Direitos sociais e doutrina franciscana: encontro reúne juízes no Vaticano
Um dos vários participantes brasileiros no encontro é o vice-procurador-geral da República Luciano Mariz Maia, que já foi coordenador da 6ª Câmara na Procuradoria Geral da República, tratando temas relacionados aos Povos indígenas e populações tradicionais. Ele concedeu uma entrevista a Bianca Fraccalvieri.

O direito dos índios à terra, estabelecido pela Constituição de 1988, sofre ameaças, mas a Lei vai protegê-lo
“Atuamos junto ao Supremo Tribunal Federal defendendo a aplicação da Constituição, que assegura e reconhece aos índios o direito às suas terras de ocupação tradicional; e determina o dever da União de demarcar suas terras. Nossa atuação é firme no sentido da defesa integral dos direitos dos índios à terra, à saúde e à educação, respeitada a diversidade étnica e cultural”.

“No Brasil, a maior parte das violações dá por indivíduos privados e empresas, espalhados pelo país inteiro. Como lembra o Papa Francisco, a luta por justiça é uma luta diária, permanente. Os direitos dos índios na Constituição são e continuarão sendo respeitados pelo Supremo Tribunal Federal e pelo Poder Judiciário”.

O compromisso da Igreja no Brasil e o engajamento do Papa Francisco com os temas da justiça social
“O Conselho Indigenista Missionário (CIMI) é a maior Organização não-Governamental de defesa dos direitos dos índios. Faz um trabalho de defesa da humanidade, da igualdade na diferença dos índios e, portanto, contribuindo para que o próprio Estado e todos aqueles que queiram atuar na defesa da Constituição, das Leis e da Justiça tenham conhecimento dos fatos como eles são”.
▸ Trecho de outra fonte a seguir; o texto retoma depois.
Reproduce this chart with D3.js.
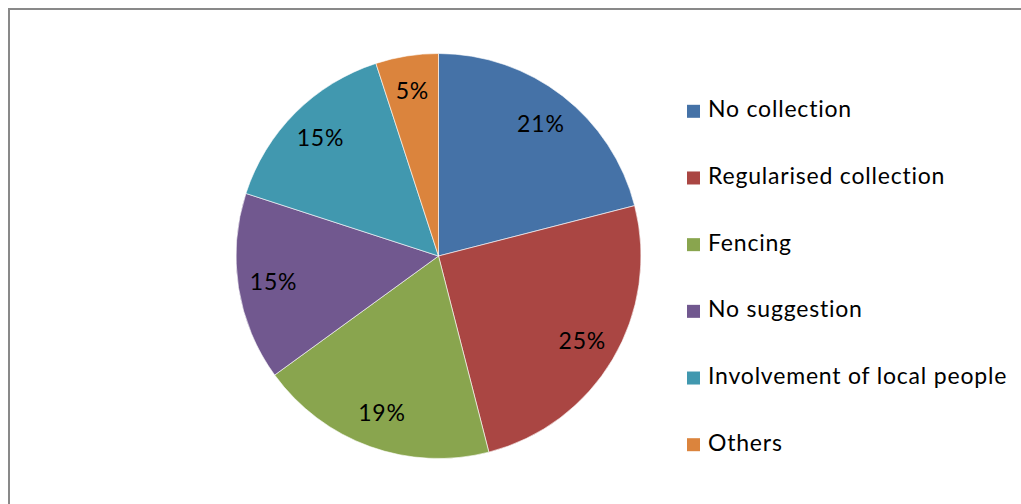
<!DOCTYPE html>
<html>
<head>
<meta charset="utf-8">
<script src="https://cdn.jsdelivr.net/npm/d3@7"></script>
<style>
  html, body { margin: 0; padding: 0; background: #fff; overflow: hidden; }
  svg { display: block; font-family: Lato, "Open Sans", sans-serif; }
</style>
</head>
<body>
<svg id="chart" width="1021" height="504"></svg>
<script>
// Suggestions for protecting the resource (percent of respondents)
const categories = ["No collection", "Regularised collection", "Fencing", "No suggestion", "Involvement of local people", "Others"];
const percentages = [21, 25, 19, 15, 15, 5];
const sliceColors = ["#4572A7", "#AA4643", "#89A54E", "#71588F", "#4198AF", "#DB843D"];

const W = 1021, H = 504;
const cx = 438.5, cy = 256, radius = 202.5, labelRadius = 167;
const fontSize = 23, tracking = 0.8;

const svg = d3.select("#chart");

// Outer chart frame
svg.append("rect")
  .attr("x", 9).attr("y", 9)
  .attr("width", 1100).attr("height", 600)
  .attr("fill", "none")
  .attr("stroke", "#898989")
  .attr("stroke-width", 2);

const data = categories.map((c, i) => ({ name: c, value: percentages[i], color: sliceColors[i] }));

const pie = d3.pie().value(d => d.value).sort(null);
const arcs = pie(data);
const arc = d3.arc().innerRadius(0).outerRadius(radius);
const labelArc = d3.arc().innerRadius(labelRadius).outerRadius(labelRadius);

const g = svg.append("g").attr("transform", `translate(${cx},${cy})`);

g.selectAll("path.slice")
  .data(arcs)
  .join("path")
  .attr("class", "slice")
  .attr("d", arc)
  .attr("fill", d => d.data.color)
  .attr("stroke", "#ffffff")
  .attr("stroke-width", 0.6);

g.selectAll("text.pct")
  .data(arcs)
  .join("text")
  .attr("class", "pct")
  .attr("transform", d => `translate(${labelArc.centroid(d)})`)
  .attr("text-anchor", "middle")
  .attr("dy", "0.36em")
  .attr("font-size", fontSize)
  .attr("letter-spacing", tracking)
  .attr("fill", "#000")
  .text(d => d.data.value + "%");

// Legend
const legendY = d3.scalePoint().domain(categories).range([117.3, 450.7]);
const legend = svg.append("g");
const items = legend.selectAll("g.item")
  .data(data)
  .join("g")
  .attr("class", "item")
  .attr("transform", d => `translate(0,${legendY(d.name)})`);

items.append("rect")
  .attr("x", 687).attr("y", -12.5)
  .attr("width", 13).attr("height", 13)
  .attr("fill", d => d.color);

items.append("text")
  .attr("x", 708).attr("y", 0)
  .attr("font-size", fontSize)
  .attr("letter-spacing", tracking)
  .attr("fill", "#000")
  .text(d => d.name);
</script>
</body>
</html>
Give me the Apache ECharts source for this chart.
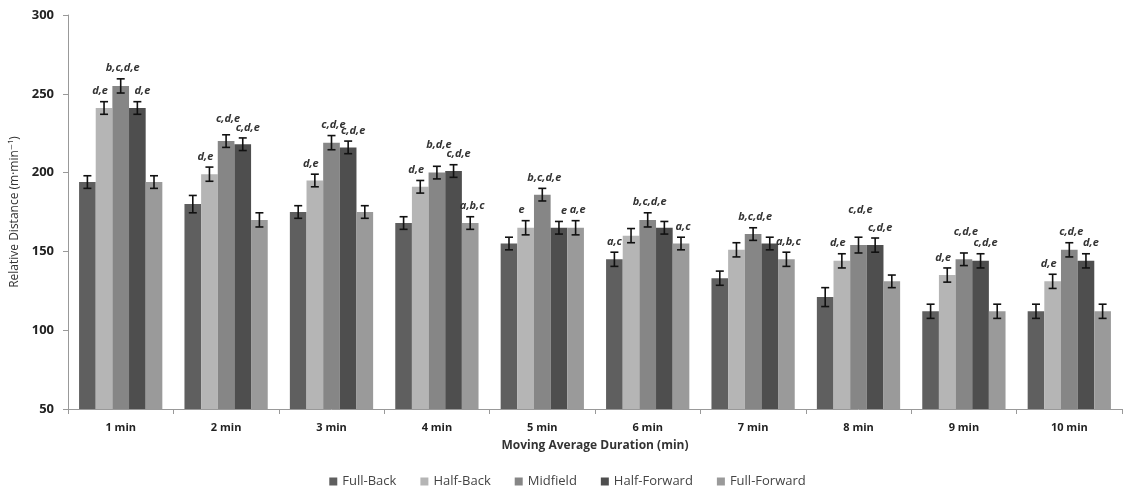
<!DOCTYPE html>
<html>
<head>
<meta charset="utf-8">
<script src="https://cdn.jsdelivr.net/npm/echarts@6/dist/echarts.min.js"></script>
<style>
  html, body { margin: 0; padding: 0; background: #fff; }
  #chart { width: 1135px; height: 496px; }
</style>
</head>
<body>
<div id="chart"></div>
<script>
var categories = ['1 min', '2 min', '3 min', '4 min', '5 min', '6 min', '7 min', '8 min', '9 min', '10 min'];
var positions = ['Full-Back', 'Half-Back', 'Midfield', 'Half-Forward', 'Full-Forward'];

var fullBack = [194, 180, 175, 168, 155, 145, 133, 121, 112, 112];
var halfBack = [241, 199, 195, 191, 165, 160, 151, 144, 135, 131];
var midfield = [255, 220, 219, 200, 186, 170, 161, 154, 145, 151];
var halfForward = [241, 218, 216, 201, 165, 165, 155, 154, 144, 144];
var fullForward = [194, 170, 175, 168, 165, 155, 145, 131, 112, 112];

var fullBackErr = [4, 5.5, 4, 4, 4, 4.5, 4.5, 6, 4.5, 4.5];
var halfBackErr = [4, 4.5, 4, 4, 4.5, 4.5, 4.5, 4.5, 4.5, 4.5];
var midfieldErr = [4.5, 4, 4.5, 4, 4, 4.5, 4, 5, 4, 4.5];
var halfForwardErr = [4, 4, 4, 4, 4, 4, 4, 4.5, 4.5, 4.5];
var fullForwardErr = [4, 4.5, 4, 4, 4.5, 4, 4.5, 4, 4.5, 4.5];

// significance letters per position
var fullBackSig = ['', '', '', '', '', 'a,c', '', '', '', ''];
var halfBackSig = ['d,e', 'd,e', 'd,e', 'd,e', 'e', '', '', 'd,e', 'd,e', 'd,e'];
var midfieldSig = ['b,c,d,e', 'c,d,e', 'c,d,e', 'b,d,e', 'b,c,d,e', 'b,c,d,e', 'b,c,d,e', 'c,d,e', 'c,d,e', 'c,d,e'];
var halfForwardSig = ['d,e', 'c,d,e', 'c,d,e', 'c,d,e', 'e', '', '', 'c,d,e', 'c,d,e', 'd,e'];
var fullForwardSig = ['', '', '', 'a,b,c', 'a,e', 'a,c', 'a,b,c', '', '', ''];

var colors = ['#5f5f5f', '#b5b5b5', '#868686', '#4e4e4e', '#9a9a9a'];

var values = [fullBack, halfBack, midfield, halfForward, fullForward];
var errors = [fullBackErr, halfBackErr, midfieldErr, halfForwardErr, fullForwardErr];
var sigs = [fullBackSig, halfBackSig, midfieldSig, halfForwardSig, fullForwardSig];

var catGap = 0.21;
var font = '"Open Sans", "DejaVu Sans", sans-serif';
// small nudges so neighbouring letters don't collide (as in the original)
var labelShift = [0, -4, 2, 5, 2];
var raisedLabels = { '2-1': 10, '2-3': 16, '2-7': 22, '2-8': 16 };

var myChart = echarts.init(document.getElementById('chart'));

var series = [];
positions.forEach(function (name, i) {
    series.push({
        name: name,
        type: 'bar',
        data: values[i],
        barGap: '0%',
        barCategoryGap: (catGap * 100) + '%',
        itemStyle: { color: colors[i] },
        silent: true
    });
});

positions.forEach(function (name, i) {
    var data = values[i].map(function (v, k) {
        return [k, v, errors[i][k], sigs[i][k]];
    });
    series.push({
        type: 'custom',
        name: name + '-err',
        z: 10,
        silent: true,
        data: data,
        encode: { x: 0, y: 1 },
        renderItem: function (params, api) {
            var k = api.value(0);
            var v = api.value(1);
            var e = api.value(2);
            var txt = data[params.dataIndex][3];
            var catW = api.size([1, 0])[0];
            var barW = catW * (1 - catGap) / 5;
            var c = api.coord([k, v]);
            var x = c[0] + (i - 2) * barW;
            var yHi = api.coord([k, v + e])[1];
            var yLo = api.coord([k, v - e])[1];
            var hw = 4;
            var st = { stroke: '#111', lineWidth: 1.6 };
            var children = [
                { type: 'line', shape: { x1: x, y1: yHi, x2: x, y2: yLo }, style: st },
                { type: 'line', shape: { x1: x - hw, y1: yHi, x2: x + hw, y2: yHi }, style: st },
                { type: 'line', shape: { x1: x - hw, y1: yLo, x2: x + hw, y2: yLo }, style: st }
            ];
            if (txt) {
                var lift = raisedLabels[i + '-' + k] || 5;
                children.push({
                    type: 'text',
                    x: x + labelShift[i],
                    y: yHi - lift,
                    style: {
                        text: txt,
                        fill: '#333',
                        font: 'italic bold 11px ' + font,
                        textAlign: 'center',
                        textVerticalAlign: 'bottom'
                    }
                });
            }
            return { type: 'group', children: children };
        }
    });
});

var option = {
    backgroundColor: '#fff',
    animation: false,
    textStyle: { fontFamily: font },
    grid: { left: 68, right: 13, top: 15, bottom: 87, containLabel: false },
    legend: {
        bottom: 3,
        left: 'center',
        itemWidth: 8,
        itemHeight: 8,
        itemGap: 24,
        icon: 'rect',
        data: positions,
        textStyle: { fontSize: 13, color: '#444', fontFamily: font }
    },
    xAxis: {
        type: 'category',
        data: categories,
        name: 'Moving Average Duration (min)',
        nameLocation: 'middle',
        nameGap: 31,
        nameTextStyle: { fontSize: 12, fontWeight: 'bold', color: '#333', fontFamily: font },
        axisLine: { lineStyle: { color: '#999' } },
        axisTick: { show: true, alignWithLabel: false, length: 5, lineStyle: { color: '#999' } },
        axisLabel: { fontSize: 11, fontWeight: 'bold', color: '#222', margin: 13, fontFamily: font }
    },
    yAxis: {
        type: 'value',
        min: 50,
        max: 300,
        interval: 50,
        name: 'Relative Distance (m\u00b7min\u207b\u00b9)',
        nameLocation: 'middle',
        nameGap: 44,
        nameRotate: 90,
        nameTextStyle: { fontSize: 12, color: '#333', fontFamily: font },
        splitLine: { show: false },
        axisLine: { show: true, lineStyle: { color: '#999' } },
        axisTick: { show: true, length: 5, lineStyle: { color: '#999' } },
        axisLabel: { fontSize: 13, fontWeight: 'bold', color: '#222', margin: 14, fontFamily: font }
    },
    series: series
};

myChart.setOption(option);
</script>
</body>
</html>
“A iniciativa do Papa se soma fortemente ao dever de realizar justiça aqui e agora. É uma Igreja que continua vinculada com a humanidade concreta a cada momento. Também lembra, nesta perspectiva religiosa, que todos temos o dever de agir com os outros com o sentido de justiça. E como lembra o Profeta Isaías, se queremos a paz, ela deve ser fruto da justiça”.